▶ **DATASET ENTRIES**:
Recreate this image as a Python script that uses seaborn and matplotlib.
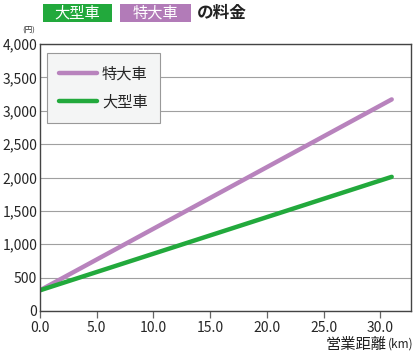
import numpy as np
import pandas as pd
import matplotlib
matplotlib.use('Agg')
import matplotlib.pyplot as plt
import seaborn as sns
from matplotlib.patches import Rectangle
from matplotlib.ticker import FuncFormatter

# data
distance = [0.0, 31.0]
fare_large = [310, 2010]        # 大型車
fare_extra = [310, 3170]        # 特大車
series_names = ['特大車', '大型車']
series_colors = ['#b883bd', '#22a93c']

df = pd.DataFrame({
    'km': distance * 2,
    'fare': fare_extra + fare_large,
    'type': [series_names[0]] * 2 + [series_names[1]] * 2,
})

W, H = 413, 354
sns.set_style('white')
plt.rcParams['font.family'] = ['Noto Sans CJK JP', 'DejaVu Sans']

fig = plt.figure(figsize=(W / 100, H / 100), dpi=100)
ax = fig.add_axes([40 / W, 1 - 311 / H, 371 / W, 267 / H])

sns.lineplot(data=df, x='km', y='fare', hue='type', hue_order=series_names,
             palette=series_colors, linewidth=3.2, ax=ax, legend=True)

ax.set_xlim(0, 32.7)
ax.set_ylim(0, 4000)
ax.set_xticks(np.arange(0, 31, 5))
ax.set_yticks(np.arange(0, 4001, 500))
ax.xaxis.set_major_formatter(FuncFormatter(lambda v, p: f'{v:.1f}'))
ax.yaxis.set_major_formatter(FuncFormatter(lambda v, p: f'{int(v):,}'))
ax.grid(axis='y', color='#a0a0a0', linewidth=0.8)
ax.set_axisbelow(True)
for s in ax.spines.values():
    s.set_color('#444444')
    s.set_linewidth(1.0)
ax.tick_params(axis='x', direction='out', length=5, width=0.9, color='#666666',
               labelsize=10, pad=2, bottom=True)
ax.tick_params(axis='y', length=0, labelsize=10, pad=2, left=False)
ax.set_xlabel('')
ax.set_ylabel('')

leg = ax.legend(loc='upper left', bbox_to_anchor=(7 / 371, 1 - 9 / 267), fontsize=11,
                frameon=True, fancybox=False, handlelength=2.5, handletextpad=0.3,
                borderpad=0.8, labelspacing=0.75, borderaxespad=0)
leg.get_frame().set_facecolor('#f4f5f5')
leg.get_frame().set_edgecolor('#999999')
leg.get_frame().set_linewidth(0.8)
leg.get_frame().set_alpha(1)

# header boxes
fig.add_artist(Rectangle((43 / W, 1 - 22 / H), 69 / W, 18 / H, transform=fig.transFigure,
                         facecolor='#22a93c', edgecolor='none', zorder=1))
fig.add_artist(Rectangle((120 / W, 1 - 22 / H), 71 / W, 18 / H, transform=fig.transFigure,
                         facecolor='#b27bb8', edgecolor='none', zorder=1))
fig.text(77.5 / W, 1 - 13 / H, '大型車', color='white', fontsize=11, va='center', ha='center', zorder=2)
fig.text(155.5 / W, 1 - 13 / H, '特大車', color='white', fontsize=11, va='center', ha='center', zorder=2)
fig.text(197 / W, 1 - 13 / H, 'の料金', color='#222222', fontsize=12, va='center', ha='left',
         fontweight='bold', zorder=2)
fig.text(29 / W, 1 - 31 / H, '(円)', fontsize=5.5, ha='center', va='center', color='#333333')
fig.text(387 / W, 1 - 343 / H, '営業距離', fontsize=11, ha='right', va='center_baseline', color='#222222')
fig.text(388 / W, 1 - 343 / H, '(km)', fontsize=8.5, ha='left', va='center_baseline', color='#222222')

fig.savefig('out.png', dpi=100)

==

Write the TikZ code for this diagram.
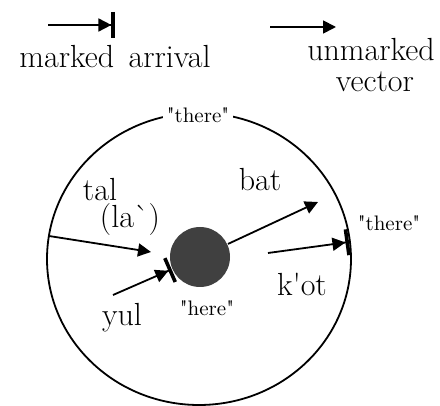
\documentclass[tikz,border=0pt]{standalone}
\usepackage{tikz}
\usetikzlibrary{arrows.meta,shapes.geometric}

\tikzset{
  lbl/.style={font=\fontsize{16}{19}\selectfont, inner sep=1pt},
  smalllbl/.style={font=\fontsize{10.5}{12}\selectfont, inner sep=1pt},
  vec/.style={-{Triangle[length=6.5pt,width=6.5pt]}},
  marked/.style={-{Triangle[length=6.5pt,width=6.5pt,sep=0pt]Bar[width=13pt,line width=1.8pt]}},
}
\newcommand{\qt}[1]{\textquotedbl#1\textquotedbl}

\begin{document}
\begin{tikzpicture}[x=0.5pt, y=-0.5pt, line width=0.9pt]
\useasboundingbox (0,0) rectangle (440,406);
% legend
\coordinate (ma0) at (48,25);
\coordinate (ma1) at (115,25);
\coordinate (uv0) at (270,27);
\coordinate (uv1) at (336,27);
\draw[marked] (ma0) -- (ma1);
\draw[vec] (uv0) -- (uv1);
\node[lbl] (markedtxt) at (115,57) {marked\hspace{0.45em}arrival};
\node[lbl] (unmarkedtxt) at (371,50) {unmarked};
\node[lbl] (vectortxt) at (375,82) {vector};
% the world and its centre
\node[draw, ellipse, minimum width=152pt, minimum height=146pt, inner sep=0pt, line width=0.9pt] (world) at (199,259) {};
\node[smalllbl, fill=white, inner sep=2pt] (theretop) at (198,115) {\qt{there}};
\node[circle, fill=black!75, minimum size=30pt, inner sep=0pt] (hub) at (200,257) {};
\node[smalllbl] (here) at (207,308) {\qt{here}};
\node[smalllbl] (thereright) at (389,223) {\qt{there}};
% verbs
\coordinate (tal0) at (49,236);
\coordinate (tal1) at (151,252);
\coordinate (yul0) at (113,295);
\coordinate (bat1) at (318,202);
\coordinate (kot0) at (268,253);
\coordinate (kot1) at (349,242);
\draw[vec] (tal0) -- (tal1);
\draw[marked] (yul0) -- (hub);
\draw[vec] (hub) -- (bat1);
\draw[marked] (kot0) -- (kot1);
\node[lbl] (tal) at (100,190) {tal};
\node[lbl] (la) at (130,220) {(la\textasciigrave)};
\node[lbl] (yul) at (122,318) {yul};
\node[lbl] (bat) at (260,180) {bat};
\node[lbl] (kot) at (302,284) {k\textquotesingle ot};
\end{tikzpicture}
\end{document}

▶ **WHAT IS REQUIRED**:
Each line that contains the word "matplotlib" counts toward the total; give only that total.

▶ **WRITTEN RESPONSE**:
6